# Start of Extracted records

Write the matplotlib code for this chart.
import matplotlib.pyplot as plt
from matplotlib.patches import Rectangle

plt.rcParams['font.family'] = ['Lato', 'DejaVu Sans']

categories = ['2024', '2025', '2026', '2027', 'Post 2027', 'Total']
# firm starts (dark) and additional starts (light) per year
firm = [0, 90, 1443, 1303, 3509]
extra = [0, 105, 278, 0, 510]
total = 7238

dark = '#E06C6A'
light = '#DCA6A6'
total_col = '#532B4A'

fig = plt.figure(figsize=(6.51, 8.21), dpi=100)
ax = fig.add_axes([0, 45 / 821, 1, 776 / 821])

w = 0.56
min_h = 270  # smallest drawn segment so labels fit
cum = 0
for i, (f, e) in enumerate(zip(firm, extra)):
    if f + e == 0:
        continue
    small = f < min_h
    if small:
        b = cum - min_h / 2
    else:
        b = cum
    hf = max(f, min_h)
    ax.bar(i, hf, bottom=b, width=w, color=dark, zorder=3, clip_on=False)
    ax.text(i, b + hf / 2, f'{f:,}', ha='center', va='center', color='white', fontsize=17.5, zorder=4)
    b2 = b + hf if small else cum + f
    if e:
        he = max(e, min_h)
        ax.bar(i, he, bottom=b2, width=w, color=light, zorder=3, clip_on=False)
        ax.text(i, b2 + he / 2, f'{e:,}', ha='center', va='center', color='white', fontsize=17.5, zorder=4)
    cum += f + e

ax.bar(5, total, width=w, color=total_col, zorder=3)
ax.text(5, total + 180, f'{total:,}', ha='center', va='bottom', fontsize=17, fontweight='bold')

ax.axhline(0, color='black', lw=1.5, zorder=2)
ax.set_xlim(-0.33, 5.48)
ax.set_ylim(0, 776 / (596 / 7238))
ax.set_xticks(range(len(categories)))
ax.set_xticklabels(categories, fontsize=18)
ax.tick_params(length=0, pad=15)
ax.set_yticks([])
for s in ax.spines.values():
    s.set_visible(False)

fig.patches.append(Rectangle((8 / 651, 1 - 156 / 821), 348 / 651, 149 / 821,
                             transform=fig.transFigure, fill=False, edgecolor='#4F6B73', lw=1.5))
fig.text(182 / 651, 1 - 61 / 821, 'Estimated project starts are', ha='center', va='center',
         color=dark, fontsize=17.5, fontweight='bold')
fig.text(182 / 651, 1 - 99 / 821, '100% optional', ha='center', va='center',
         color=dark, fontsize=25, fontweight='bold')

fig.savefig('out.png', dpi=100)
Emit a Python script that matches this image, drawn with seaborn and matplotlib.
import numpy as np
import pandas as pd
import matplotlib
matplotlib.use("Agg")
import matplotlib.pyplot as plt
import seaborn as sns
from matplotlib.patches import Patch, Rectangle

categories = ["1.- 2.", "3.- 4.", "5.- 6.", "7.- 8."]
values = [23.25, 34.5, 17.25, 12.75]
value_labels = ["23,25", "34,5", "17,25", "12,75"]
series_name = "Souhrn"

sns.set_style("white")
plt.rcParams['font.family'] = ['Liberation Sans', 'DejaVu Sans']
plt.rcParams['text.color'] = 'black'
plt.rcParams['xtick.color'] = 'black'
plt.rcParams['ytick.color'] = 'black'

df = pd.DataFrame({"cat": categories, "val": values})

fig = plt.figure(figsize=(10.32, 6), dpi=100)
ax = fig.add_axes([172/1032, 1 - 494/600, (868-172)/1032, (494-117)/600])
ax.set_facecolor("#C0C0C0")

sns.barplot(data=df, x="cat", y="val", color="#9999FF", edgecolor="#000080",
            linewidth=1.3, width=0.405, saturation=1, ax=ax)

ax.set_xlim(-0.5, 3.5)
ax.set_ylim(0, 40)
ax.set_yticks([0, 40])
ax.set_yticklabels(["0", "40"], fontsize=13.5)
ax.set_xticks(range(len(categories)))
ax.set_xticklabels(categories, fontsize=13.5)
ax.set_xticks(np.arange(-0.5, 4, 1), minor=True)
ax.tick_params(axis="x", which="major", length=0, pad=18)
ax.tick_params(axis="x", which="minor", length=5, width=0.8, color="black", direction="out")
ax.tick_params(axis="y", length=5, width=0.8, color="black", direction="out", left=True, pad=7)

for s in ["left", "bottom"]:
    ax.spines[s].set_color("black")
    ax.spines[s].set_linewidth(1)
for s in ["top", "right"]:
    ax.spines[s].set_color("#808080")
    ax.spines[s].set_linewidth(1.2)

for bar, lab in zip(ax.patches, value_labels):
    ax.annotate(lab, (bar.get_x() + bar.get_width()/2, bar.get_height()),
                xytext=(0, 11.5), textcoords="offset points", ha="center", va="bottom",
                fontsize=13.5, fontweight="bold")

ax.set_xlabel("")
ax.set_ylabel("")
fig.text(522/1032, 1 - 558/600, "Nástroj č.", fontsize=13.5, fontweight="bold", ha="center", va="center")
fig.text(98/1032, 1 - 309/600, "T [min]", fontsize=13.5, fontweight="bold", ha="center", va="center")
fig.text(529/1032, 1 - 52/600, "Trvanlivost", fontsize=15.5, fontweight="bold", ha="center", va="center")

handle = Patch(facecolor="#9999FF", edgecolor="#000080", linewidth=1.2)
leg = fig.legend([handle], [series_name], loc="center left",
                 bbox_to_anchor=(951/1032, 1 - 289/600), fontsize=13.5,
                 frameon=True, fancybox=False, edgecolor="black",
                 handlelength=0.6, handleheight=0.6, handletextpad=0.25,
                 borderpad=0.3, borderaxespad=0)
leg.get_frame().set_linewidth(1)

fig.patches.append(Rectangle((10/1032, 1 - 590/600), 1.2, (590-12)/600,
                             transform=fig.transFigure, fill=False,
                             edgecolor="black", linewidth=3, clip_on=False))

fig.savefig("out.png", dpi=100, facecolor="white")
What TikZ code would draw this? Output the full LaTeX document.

# End of Extracted records

■ Written task
Quote every line from the beginning of the entries up to and including the line that contains "s.set_visible(False)".

■ Response for this exercise
Write the matplotlib code for this chart.
import matplotlib.pyplot as plt
from matplotlib.patches import Rectangle

plt.rcParams['font.family'] = ['Lato', 'DejaVu Sans']

categories = ['2024', '2025', '2026', '2027', 'Post 2027', 'Total']
# firm starts (dark) and additional starts (light) per year
firm = [0, 90, 1443, 1303, 3509]
extra = [0, 105, 278, 0, 510]
total = 7238

dark = '#E06C6A'
light = '#DCA6A6'
total_col = '#532B4A'

fig = plt.figure(figsize=(6.51, 8.21), dpi=100)
ax = fig.add_axes([0, 45 / 821, 1, 776 / 821])

w = 0.56
min_h = 270  # smallest drawn segment so labels fit
cum = 0
for i, (f, e) in enumerate(zip(firm, extra)):
    if f + e == 0:
        continue
    small = f < min_h
    if small:
        b = cum - min_h / 2
    else:
        b = cum
    hf = max(f, min_h)
    ax.bar(i, hf, bottom=b, width=w, color=dark, zorder=3, clip_on=False)
    ax.text(i, b + hf / 2, f'{f:,}', ha='center', va='center', color='white', fontsize=17.5, zorder=4)
    b2 = b + hf if small else cum + f
    if e:
        he = max(e, min_h)
        ax.bar(i, he, bottom=b2, width=w, color=light, zorder=3, clip_on=False)
        ax.text(i, b2 + he / 2, f'{e:,}', ha='center', va='center', color='white', fontsize=17.5, zorder=4)
    cum += f + e

ax.bar(5, total, width=w, color=total_col, zorder=3)
ax.text(5, total + 180, f'{total:,}', ha='center', va='bottom', fontsize=17, fontweight='bold')

ax.axhline(0, color='black', lw=1.5, zorder=2)
ax.set_xlim(-0.33, 5.48)
ax.set_ylim(0, 776 / (596 / 7238))
ax.set_xticks(range(len(categories)))
ax.set_xticklabels(categories, fontsize=18)
ax.tick_params(length=0, pad=15)
ax.set_yticks([])
for s in ax.spines.values():
    s.set_visible(False)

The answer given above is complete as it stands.